Dataset section -
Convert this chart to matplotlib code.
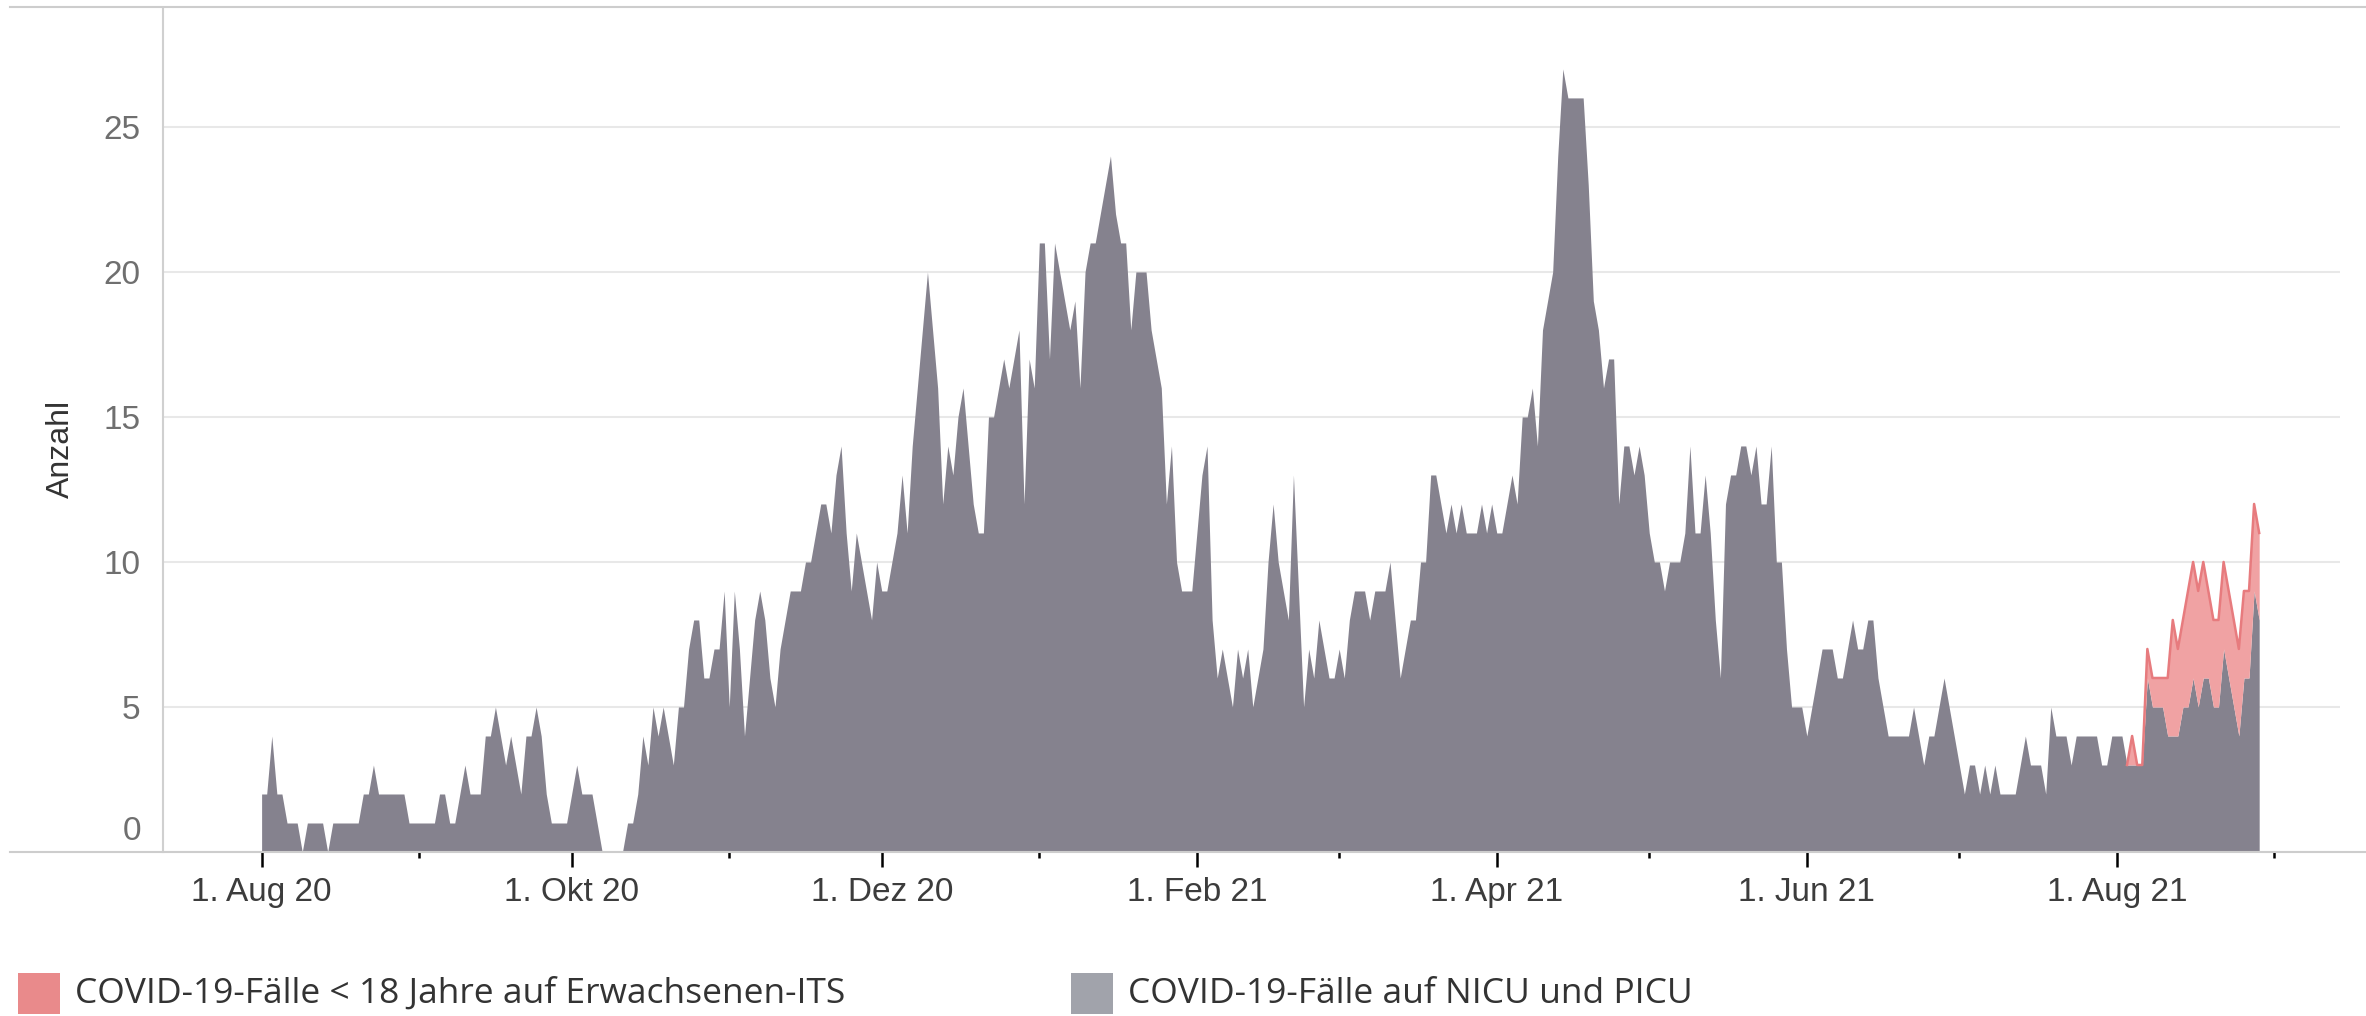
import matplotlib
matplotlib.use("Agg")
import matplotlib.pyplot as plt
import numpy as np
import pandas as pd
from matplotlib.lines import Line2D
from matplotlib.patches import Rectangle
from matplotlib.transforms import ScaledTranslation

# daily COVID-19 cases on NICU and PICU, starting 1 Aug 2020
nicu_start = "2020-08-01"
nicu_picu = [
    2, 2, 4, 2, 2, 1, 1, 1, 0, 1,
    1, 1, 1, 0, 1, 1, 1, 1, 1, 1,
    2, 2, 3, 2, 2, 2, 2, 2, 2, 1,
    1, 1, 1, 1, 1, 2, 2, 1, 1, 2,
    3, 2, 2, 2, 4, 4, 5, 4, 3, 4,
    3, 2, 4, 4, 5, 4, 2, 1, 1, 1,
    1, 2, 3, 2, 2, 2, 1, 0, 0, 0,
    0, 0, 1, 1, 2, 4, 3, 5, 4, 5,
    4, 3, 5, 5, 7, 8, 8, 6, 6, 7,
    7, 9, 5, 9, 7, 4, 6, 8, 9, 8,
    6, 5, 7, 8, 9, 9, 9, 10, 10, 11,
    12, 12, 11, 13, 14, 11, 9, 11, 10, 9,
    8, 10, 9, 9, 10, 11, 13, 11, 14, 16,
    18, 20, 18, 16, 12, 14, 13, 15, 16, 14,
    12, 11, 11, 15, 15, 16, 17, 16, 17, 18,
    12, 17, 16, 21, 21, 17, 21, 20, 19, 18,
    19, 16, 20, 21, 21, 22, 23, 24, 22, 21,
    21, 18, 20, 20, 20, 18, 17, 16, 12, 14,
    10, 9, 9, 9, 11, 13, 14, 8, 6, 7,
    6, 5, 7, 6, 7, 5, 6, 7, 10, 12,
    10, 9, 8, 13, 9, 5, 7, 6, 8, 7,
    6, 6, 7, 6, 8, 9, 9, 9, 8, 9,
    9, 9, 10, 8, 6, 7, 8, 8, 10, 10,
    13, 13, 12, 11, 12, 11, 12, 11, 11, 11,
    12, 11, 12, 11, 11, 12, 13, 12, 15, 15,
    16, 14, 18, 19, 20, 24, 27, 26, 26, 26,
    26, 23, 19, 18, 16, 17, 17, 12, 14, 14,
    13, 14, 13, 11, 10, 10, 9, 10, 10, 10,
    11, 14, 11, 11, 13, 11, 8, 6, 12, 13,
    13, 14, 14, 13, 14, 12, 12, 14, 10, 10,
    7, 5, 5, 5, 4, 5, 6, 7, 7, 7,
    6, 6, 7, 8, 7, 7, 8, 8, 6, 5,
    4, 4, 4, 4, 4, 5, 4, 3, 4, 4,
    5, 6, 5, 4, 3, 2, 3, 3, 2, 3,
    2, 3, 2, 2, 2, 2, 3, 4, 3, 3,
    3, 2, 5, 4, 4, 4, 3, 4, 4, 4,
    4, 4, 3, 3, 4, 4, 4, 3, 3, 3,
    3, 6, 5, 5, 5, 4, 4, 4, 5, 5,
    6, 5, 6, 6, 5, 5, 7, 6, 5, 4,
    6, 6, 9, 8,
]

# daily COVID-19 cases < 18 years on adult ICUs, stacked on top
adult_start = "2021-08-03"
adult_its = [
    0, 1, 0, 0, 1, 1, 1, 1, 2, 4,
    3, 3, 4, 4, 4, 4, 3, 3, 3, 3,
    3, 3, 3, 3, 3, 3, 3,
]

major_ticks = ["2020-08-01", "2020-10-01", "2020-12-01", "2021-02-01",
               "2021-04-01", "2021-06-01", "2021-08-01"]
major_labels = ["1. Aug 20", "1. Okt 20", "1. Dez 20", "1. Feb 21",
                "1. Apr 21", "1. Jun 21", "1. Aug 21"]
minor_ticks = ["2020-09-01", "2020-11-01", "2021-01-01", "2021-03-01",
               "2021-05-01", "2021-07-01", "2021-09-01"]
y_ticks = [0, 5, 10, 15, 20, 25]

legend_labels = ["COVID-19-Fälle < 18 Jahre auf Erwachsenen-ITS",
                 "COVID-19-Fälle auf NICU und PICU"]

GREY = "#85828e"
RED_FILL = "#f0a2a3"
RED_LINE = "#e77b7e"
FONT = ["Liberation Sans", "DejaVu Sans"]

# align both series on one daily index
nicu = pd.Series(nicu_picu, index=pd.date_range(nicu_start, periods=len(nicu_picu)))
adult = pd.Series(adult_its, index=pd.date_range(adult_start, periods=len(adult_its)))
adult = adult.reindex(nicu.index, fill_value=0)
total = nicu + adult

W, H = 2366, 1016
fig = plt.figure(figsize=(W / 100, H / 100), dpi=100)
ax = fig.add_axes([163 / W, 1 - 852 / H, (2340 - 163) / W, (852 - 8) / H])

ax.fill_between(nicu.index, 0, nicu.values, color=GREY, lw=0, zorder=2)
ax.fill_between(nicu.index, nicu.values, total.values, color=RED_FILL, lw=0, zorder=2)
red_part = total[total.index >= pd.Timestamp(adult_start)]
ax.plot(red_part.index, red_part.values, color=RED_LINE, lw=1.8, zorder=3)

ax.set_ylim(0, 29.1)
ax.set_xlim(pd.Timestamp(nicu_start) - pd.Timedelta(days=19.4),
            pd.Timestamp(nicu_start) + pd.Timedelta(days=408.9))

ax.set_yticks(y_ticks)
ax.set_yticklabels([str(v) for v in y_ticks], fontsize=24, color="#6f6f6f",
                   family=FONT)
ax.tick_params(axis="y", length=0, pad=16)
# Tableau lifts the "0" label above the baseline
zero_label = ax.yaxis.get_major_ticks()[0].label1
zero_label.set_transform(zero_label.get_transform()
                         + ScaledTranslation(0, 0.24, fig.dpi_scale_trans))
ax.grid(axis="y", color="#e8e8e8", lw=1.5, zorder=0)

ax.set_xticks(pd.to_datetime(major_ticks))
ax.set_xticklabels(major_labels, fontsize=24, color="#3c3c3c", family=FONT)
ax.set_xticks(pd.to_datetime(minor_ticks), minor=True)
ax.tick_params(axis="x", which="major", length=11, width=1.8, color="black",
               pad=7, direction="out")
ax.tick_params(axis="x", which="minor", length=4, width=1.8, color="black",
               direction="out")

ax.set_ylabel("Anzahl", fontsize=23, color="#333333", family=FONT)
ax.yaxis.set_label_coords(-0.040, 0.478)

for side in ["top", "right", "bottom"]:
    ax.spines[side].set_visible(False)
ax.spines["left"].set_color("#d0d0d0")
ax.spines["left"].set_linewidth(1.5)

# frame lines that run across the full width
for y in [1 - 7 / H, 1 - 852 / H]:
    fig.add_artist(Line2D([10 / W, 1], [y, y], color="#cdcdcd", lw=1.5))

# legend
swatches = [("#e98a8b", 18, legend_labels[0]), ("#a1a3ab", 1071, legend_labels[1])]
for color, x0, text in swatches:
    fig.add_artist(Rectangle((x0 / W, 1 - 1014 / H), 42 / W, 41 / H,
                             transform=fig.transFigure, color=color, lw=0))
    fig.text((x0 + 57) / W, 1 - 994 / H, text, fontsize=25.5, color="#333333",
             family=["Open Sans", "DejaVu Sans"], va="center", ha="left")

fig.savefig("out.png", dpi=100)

What is being asked - Print the data above verbatim from the first line through the line holding "from matplotlib.transforms import", leaving every picture out.

Finished task -
Convert this chart to matplotlib code.
import matplotlib
matplotlib.use("Agg")
import matplotlib.pyplot as plt
import numpy as np
import pandas as pd
from matplotlib.lines import Line2D
from matplotlib.patches import Rectangle
from matplotlib.transforms import ScaledTranslation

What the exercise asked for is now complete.